A high school in Florida / Getty Images
June 2, 2023

The Biden administration says disciplinary action from schools, such as suspending students for truancy, has racist motivations that must be confronted.

President Joe Biden's Education and Justice Departments on Wednesday released their "Resource on Confronting Racial Discrimination in Student Discipline," which contends that persistent racism clouds school disciplinary systems. That racism is exhibited in school disciplinary codes and actions as early as preschool, according to the memo, and is evident when schools discipline minority students for excessive absences or for failing to follow the dress code, among other examples. "Discrimination in student discipline forecloses opportunities for students, pushing them out of the classroom and diverting them from a path to success in school and beyond," the memo states. "Significant disparities by race—beginning as early as preschool—have persisted in the application of student discipline in schools."

The Justice Department lays out actions it has already taken to correct course, including pushing one Maryland school district to promise to no longer suspend students for truancy. The department says frequently skipping school is not a "severe" misbehavior and asks schools to instead opt for "restorative practices" such as "conflict resolution" and "reflective writing assignments."

Biden administration officials have a long history of accusing America's public educators of racism. In 2021, liberal education policy expert Kayla Patrick blamed "whiteness" for creating a "racist" student disciplinary system in public schools across the country. Just months later, Biden's Education Department tapped Patrick to run its Office of Planning, Evaluation, and Policy Development.
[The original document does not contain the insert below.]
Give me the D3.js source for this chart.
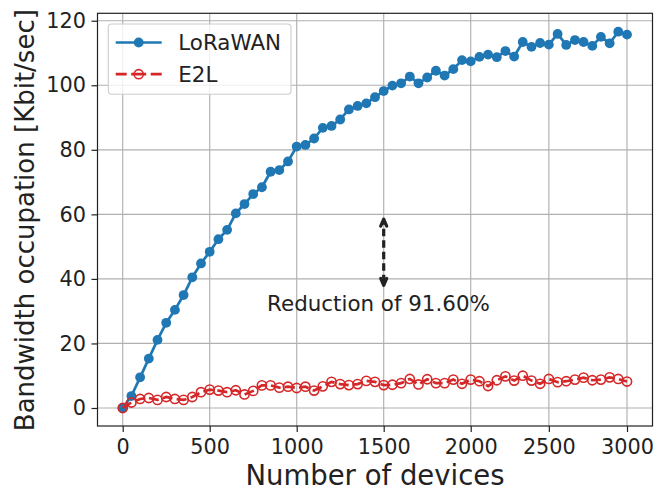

"In this country, nearly 80 percent of the teachers are white. And sometimes their mindsets are based solely in whiteness," Patrick said. "So that means when they come into school, they have predisposed mindsets about who black children are, what they need to wear, and how they need to behave. And so instead of celebrating their identities and cultures, schools often erase them."
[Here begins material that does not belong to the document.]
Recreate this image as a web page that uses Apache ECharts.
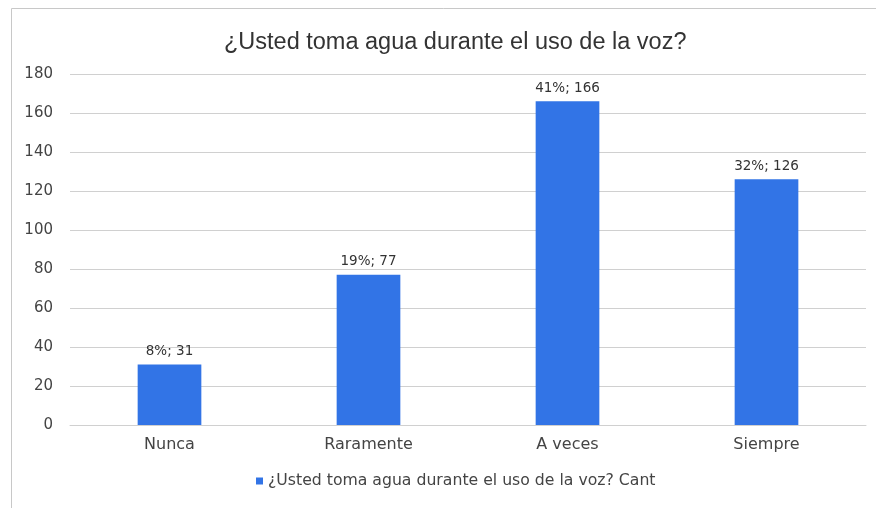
<!DOCTYPE html>
<html>
<head>
<meta charset="utf-8">
<script src="https://cdn.jsdelivr.net/npm/echarts@6/dist/echarts.min.js"></script>
<style>
  html, body { margin: 0; padding: 0; background: #fff; }
  #main { width: 876px; height: 508px; }
</style>
</head>
<body>
<div id="main"></div>
<script>
var categories = ['Nunca', 'Raramente', 'A veces', 'Siempre'];
var counts = [31, 77, 166, 126];
var percents = ['8%', '19%', '41%', '32%'];
var seriesName = '¿Usted toma agua durante el uso de la voz? Cant';

var myChart = echarts.init(document.getElementById('main'));
var font = 'Liberation Sans, Arial, sans-serif';
var wide = 'DejaVu Sans, sans-serif';

var option = {
  backgroundColor: '#fff',
  animation: false,
  textStyle: { fontFamily: wide },
  title: {
    text: '¿Usted toma agua durante el uso de la voz?',
    left: 219,
    top: 26,
    textStyle: { fontSize: 23.5, fontWeight: 'normal', color: '#333', fontFamily: font }
  },
  graphic: [{
    type: 'polyline',
    shape: { points: [[11.5, 508], [11.5, 8.5], [876, 8.5]] },
    style: { stroke: '#c8c8c8', lineWidth: 1, fill: null }
  }],
  legend: {
    bottom: 14,
    left: 251,
    itemWidth: 7,
    itemHeight: 7,
    itemGap: 4,
    icon: 'rect',
    textStyle: { fontSize: 15.7, color: '#444', fontFamily: wide },
    data: [seriesName]
  },
  grid: { left: 70, right: 10, top: 74, bottom: 83 },
  xAxis: {
    type: 'category',
    data: categories,
    axisTick: { show: false },
    axisLine: { show: true, lineStyle: { color: '#d0d0d0' } },
    axisLabel: { fontSize: 16, color: '#444', margin: 12, fontFamily: wide }
  },
  yAxis: {
    type: 'value',
    min: 0,
    max: 180,
    interval: 20,
    axisLine: { show: false },
    axisTick: { show: false },
    axisLabel: { fontSize: 15, color: '#444', margin: 17, fontFamily: wide },
    splitLine: { lineStyle: { color: '#d0d0d0' } }
  },
  series: [{
    name: seriesName,
    type: 'bar',
    data: counts,
    barWidth: '32%',
    itemStyle: { color: '#3274e6' },
    label: {
      show: true,
      position: 'top',
      distance: 6,
      fontSize: 13.5,
      color: '#333',
      fontFamily: wide,
      formatter: function (p) { return percents[p.dataIndex] + '; ' + p.value; }
    }
  }]
};

myChart.setOption(option);
window.addEventListener('resize', function () { myChart.resize(); });
</script>
</body>
</html>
The Education and Justice Departments did not return requests for comment.

The administration's Wednesday memo outlined numerous investigations federal civil rights officials undertook to correct the racism supposedly baked into public schools' disciplinary systems. It also laid out the outcomes of those investigations, each of which involved changes to school disciplinary policies or procedures.

In one case originating in a Maryland school district, black students were allegedly "overrepresented" in misbehavior incidents that included school resource officers. Following pressure from the Justice Department, the district agreed to refrain from using "exclusionary discipline" to address truancy and other misconduct, instead opting for "behavioral support plans, reflective writing assignments, conflict resolution, and restorative practices." The district also agreed to allow truant students to make up schoolwork, rather than giving those students failing grades.

In another case, the Justice Department found that black students in a North Carolina district were "overrepresented in discipline for subjective offense categories" and unfairly suspended for repeated "lower-level infractions." As a result, the department pushed the district to provide "implicit bias training for district staff," agree to "community involvement in district development of student discipline practices," and implement "alternatives to suspensions."

The memo is seemingly at odds with other federal government findings on school discipline. Last year, research from the National Institutes of Health indicated that, "regardless of race," students in lower socio-economic classes "received more childcare provider behavioral complaints" than white and minority children of higher socio-economic status. Still, the Biden administration's Wednesday memo did not discuss the impacts economic factors have on student discipline rates.